Because the demand for oil and gas continues to grow, safer and more reliable methods of developing oil and gas fields need to be developed. Producing gas from the Arctic Ocean provides unique challenges, especially as drilling moves into deeper water depths, faces more severe ice conditions, and as well complexity increases.
Ice floe detection has been developed using a variety of ice monitoring systems. Strass (1998) derive ice draft and coverage from acoustic measurements made with moored Upward Looking Sonars (ULSs) sounding the sea surface remotely from below. Harms, et al., (2001) use moored ULS data to measure sea ice draft. Wadhams, et al. (2006) developed an autonomous underwater vehicle (AUV) for under-ice studies with unmanned under-ice vehicle and a multibeam sonar. Hyatt, et al., (2008) use upward-looking acoustic Doppler current profiler (ADCP) to determine ice coverage with moored systems. (Theriault, et al., 2009).
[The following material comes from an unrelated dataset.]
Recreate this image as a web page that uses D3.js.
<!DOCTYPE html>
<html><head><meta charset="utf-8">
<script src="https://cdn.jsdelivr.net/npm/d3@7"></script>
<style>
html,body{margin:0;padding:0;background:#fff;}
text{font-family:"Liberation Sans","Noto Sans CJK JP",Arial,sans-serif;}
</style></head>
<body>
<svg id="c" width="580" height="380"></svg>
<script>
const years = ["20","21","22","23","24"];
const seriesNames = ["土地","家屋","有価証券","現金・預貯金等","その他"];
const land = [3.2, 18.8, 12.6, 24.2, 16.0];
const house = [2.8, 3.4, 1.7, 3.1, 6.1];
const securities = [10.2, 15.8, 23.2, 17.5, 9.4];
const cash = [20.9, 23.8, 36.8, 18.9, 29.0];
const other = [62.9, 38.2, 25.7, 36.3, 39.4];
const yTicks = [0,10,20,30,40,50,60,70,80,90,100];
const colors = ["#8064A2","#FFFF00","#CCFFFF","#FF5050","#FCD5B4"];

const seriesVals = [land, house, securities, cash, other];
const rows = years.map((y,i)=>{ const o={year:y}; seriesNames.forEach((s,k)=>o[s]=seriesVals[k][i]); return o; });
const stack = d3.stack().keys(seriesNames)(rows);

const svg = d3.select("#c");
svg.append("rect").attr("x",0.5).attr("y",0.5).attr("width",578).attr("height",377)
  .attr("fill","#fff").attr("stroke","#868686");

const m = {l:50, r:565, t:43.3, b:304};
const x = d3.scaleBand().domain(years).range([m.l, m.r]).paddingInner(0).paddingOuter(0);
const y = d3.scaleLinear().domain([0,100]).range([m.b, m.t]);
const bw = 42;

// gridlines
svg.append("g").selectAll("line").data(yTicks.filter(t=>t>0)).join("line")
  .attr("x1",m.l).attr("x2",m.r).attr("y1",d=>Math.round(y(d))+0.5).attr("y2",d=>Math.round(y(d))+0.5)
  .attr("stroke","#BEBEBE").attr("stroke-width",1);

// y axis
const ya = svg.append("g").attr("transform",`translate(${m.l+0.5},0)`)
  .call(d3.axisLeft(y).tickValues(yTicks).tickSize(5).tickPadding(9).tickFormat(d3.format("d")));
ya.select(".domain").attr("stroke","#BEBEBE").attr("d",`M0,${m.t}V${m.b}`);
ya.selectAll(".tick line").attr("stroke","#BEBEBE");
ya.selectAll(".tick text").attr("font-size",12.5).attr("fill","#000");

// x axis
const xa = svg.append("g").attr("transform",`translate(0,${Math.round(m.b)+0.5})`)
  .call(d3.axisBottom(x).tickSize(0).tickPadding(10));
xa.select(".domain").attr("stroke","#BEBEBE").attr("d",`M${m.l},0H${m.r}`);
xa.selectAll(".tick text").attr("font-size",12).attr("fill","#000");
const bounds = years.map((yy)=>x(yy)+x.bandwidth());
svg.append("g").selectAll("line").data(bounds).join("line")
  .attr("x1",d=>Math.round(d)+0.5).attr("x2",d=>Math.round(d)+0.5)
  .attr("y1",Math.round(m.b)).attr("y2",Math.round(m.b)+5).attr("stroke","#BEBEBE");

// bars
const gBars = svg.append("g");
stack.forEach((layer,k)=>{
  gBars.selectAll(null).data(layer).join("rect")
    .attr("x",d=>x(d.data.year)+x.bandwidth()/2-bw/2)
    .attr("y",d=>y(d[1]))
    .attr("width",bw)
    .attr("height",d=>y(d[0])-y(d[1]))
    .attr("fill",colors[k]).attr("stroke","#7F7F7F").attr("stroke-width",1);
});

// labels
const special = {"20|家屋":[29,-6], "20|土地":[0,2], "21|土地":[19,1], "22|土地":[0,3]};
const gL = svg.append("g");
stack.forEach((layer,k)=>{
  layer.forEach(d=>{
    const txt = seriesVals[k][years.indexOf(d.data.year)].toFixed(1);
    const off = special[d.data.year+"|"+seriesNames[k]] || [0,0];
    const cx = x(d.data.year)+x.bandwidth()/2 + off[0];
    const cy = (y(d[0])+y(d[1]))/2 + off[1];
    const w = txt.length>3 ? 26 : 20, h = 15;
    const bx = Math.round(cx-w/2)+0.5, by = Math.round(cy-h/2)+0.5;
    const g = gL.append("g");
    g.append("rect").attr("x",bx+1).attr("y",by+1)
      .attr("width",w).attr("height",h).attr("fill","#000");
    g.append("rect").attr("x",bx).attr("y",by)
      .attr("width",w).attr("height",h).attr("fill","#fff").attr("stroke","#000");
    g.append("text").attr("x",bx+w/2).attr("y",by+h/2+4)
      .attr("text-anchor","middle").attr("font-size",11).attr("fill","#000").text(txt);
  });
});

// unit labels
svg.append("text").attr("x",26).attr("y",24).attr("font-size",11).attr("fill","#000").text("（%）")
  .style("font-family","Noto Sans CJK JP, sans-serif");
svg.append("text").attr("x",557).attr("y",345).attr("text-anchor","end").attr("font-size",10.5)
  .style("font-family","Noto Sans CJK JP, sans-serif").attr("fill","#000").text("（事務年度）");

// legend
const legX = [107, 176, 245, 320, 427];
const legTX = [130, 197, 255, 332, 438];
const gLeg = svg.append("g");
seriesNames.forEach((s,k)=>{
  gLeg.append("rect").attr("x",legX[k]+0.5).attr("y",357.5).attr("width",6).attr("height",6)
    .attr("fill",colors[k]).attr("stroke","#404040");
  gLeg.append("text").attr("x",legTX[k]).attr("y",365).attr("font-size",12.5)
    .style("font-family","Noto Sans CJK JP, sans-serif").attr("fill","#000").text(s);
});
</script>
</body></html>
Johnson, GB2223642, describes methods of tracking the movement of sea-ice using successive images from orbiting satellites. Deines and Maier, U.S. Pat. No. 5,122,990, indicate that a signal echo may be used in an upward looking configuration to measure the movement of sheets of ice in one of the polar regions. Glynn, et al., U.S. Pat. No. 5,381,694, provide a relatively inexpensive reflectometer apparatus that can measure the thickness of material such as ice. Yankielun and Ferrick, U.S. Pat. No. 5,585,799, pertains to a microwave continuous wave (CW) Doppler radar system for river ice motion detection and real-time kinematic data acquisition using digital signal processing equipment. Matsuoka, et al., U.S. Pat. No. 7,095,359, describe an ice thickness/drifting velocity observation of sea ice by using an ice thickness measurement sonar and a current meter moored into the sea and a sea ice observation by a high-resolution airborne SAR are synchronously performed to calculate a correlation between a draft profile of sea ice passing over the sonar and an SAR backscattering coefficient profile. Williams and Yankielun, U.S. Pat. No. 6,700,528, provide a compact and relatively inexpensive motion detection and alerting system implemented in a single, environmentally secure and benign package. Although a variety of ice floe monitoring equipment has been developed, these systems are limited to small areas, fixed positions within the ocean or near the equipment, or limited in the amount of time available.
Oil and gas companies wishing to drill and develop an oil or gas field in the offshore Arctic Ocean need to know on a near continuous basis what kind of ice environment they are dealing with. In the Alaska and Beaufort Canadian areas of the Arctic Ocean, the ice is usually composed of “floes”, large bodies of ice that may extend up to several hundred square miles in area and 100 feet in thickness. These floes move around in a somewhat erratic and unpredictable fashion. Although satellite imaging can be used to track ice floes on a near-continuous basis and predict with certain probabilities where they are heading, as well as measuring their area in the x and the y direction (FIG. 1), the third dimension, the thickness of the ice floe, cannot be measured satisfactorily. What is required is a method to measure and monitor on a continuous bases large areas of the ice floes including detailed the under-ice topography that describes the depth, mass, speed and direction of the ice floes.